TO BE DONE
Using the listing below, select the lines with the word "that" and copy them.

GIVEN DATA
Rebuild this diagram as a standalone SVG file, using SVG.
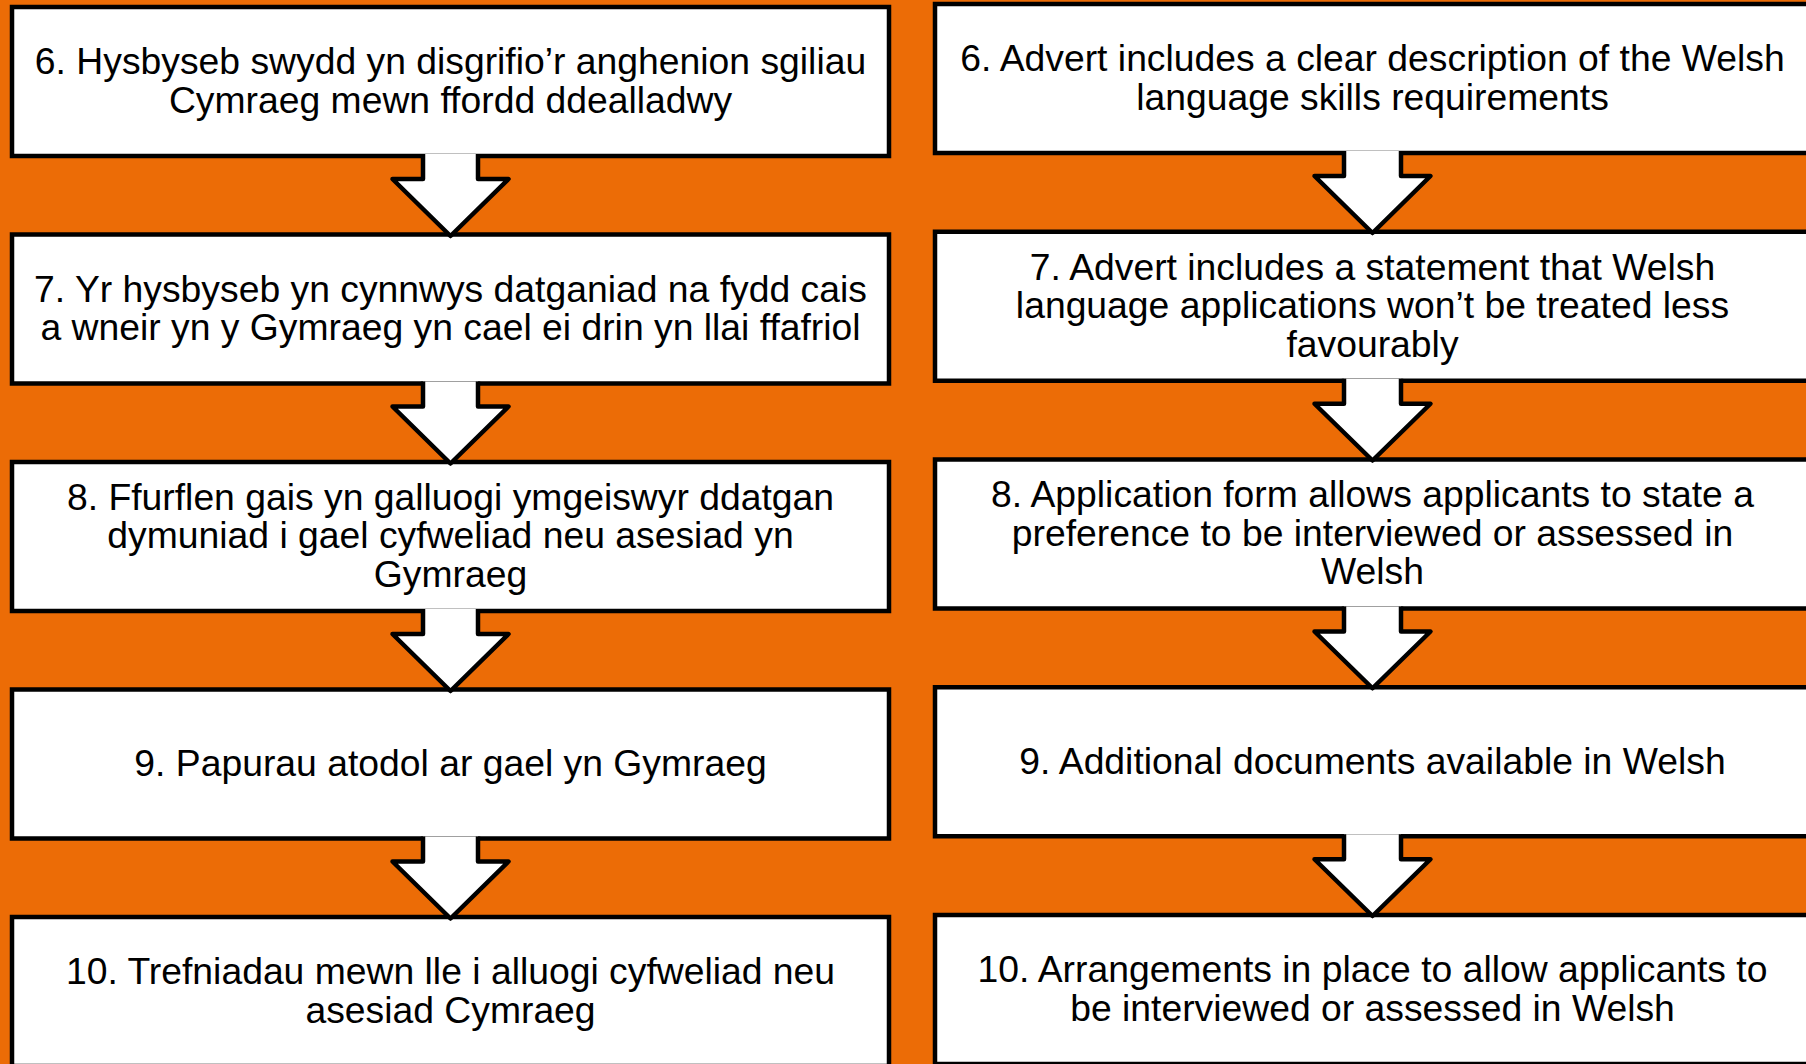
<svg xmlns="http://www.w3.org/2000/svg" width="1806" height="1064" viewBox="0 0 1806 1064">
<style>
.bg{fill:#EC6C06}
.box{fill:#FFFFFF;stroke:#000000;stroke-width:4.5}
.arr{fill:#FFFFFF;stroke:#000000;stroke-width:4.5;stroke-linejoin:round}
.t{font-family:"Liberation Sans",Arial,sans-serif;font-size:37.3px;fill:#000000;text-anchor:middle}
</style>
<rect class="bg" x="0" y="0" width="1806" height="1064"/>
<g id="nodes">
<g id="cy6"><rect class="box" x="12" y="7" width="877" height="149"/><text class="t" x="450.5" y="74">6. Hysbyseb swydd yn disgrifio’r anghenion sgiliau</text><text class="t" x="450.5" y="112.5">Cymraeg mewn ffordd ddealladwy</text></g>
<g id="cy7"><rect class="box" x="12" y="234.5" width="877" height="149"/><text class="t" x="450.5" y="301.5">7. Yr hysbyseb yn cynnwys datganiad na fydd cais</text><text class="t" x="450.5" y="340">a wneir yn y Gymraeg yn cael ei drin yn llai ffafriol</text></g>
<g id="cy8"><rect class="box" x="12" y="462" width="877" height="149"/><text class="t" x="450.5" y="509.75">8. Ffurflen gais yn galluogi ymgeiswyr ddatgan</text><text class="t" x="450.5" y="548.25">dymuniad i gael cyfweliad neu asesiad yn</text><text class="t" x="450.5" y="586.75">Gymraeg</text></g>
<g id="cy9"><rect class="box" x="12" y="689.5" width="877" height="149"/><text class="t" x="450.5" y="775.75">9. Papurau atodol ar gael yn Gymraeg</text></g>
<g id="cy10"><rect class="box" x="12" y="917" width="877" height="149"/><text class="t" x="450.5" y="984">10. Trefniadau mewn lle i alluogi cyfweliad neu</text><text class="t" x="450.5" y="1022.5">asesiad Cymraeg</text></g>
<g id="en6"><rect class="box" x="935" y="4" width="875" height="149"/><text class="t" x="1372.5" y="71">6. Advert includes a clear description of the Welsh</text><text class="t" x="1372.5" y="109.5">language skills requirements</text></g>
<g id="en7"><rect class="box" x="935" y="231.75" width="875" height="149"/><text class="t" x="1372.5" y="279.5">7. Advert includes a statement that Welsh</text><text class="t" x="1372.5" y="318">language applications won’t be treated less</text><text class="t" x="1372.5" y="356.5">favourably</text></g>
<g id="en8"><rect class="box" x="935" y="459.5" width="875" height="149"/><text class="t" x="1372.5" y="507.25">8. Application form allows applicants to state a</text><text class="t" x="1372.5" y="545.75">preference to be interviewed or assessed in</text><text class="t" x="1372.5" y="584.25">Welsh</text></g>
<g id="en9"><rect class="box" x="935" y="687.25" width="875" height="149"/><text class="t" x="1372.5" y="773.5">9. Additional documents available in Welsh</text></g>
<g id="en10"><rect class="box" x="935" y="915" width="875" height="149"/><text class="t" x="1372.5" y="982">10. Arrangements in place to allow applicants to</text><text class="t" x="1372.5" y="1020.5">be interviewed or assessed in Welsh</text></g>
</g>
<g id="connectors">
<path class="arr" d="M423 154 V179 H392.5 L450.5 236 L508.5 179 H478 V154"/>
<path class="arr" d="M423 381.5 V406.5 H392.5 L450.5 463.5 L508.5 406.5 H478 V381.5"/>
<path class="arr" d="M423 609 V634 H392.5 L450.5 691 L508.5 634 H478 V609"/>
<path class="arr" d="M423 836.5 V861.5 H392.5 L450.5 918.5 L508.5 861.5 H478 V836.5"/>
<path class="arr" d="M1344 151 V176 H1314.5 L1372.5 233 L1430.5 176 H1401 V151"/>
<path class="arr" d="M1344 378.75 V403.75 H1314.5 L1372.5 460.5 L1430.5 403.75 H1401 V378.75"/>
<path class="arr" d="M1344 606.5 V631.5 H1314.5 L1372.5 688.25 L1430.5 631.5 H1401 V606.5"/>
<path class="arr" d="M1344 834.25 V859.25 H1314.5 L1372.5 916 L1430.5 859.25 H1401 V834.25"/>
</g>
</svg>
---
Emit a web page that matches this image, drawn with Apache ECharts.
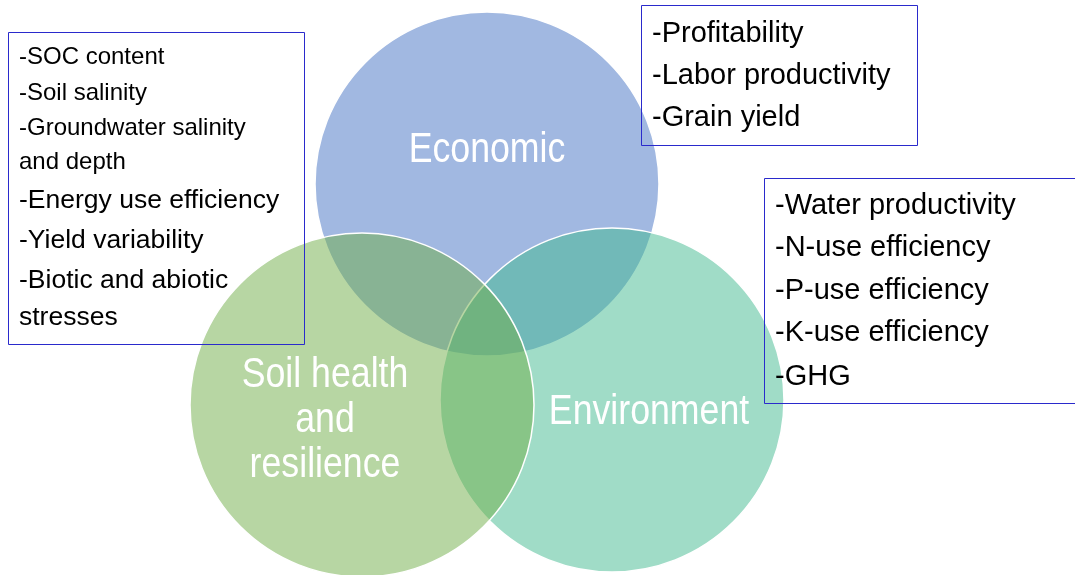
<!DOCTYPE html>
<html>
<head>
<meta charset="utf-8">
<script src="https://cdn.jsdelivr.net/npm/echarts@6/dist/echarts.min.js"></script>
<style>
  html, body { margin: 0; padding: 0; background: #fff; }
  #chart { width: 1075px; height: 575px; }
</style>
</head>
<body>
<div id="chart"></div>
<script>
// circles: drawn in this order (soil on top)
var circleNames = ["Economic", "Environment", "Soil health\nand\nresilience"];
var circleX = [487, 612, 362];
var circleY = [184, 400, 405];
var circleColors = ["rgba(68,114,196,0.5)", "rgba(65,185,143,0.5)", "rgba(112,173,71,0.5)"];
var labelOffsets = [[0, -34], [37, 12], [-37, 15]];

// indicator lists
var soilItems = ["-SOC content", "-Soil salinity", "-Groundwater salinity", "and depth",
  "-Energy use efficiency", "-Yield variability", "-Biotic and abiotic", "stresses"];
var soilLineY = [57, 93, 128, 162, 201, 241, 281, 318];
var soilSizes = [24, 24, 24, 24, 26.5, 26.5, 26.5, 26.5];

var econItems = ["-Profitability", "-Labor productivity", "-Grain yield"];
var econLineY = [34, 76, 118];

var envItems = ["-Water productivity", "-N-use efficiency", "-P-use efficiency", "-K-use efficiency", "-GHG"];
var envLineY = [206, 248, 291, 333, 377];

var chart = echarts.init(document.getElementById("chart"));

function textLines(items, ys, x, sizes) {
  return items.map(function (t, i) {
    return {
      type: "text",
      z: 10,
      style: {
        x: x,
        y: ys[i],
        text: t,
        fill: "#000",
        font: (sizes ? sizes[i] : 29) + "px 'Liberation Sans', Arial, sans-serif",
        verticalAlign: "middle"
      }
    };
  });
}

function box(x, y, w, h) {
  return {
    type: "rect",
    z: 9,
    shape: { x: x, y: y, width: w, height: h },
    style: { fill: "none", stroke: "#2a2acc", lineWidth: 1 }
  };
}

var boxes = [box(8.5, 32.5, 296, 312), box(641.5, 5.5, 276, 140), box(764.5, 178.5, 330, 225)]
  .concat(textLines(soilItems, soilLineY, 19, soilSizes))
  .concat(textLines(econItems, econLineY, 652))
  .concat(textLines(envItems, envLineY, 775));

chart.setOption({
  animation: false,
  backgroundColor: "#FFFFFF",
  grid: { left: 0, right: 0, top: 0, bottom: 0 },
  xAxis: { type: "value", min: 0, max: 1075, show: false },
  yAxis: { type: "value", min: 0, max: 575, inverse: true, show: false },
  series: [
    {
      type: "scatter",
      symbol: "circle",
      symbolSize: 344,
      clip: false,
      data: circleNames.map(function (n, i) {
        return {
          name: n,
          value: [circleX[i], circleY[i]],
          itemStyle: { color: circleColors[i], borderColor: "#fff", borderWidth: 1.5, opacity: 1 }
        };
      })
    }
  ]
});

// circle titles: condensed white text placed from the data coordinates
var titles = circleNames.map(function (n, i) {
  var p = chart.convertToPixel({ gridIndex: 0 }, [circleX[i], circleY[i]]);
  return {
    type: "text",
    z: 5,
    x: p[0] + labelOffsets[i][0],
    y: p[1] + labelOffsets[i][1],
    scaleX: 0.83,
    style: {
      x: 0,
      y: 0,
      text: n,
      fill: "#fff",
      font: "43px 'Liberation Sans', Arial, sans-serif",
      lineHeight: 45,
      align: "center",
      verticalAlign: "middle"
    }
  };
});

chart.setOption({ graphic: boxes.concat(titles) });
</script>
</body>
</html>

WRITTEN SOLUTION
<g id="en7"><rect class="box" x="935" y="231.75" width="875" height="149"/><text class="t" x="1372.5" y="279.5">7. Advert includes a statement that Welsh</text><text class="t" x="1372.5" y="318">language applications won’t be treated less</text><text class="t" x="1372.5" y="356.5">favourably</text></g>
Emit a web page that matches this image, drawn with Apache ECharts.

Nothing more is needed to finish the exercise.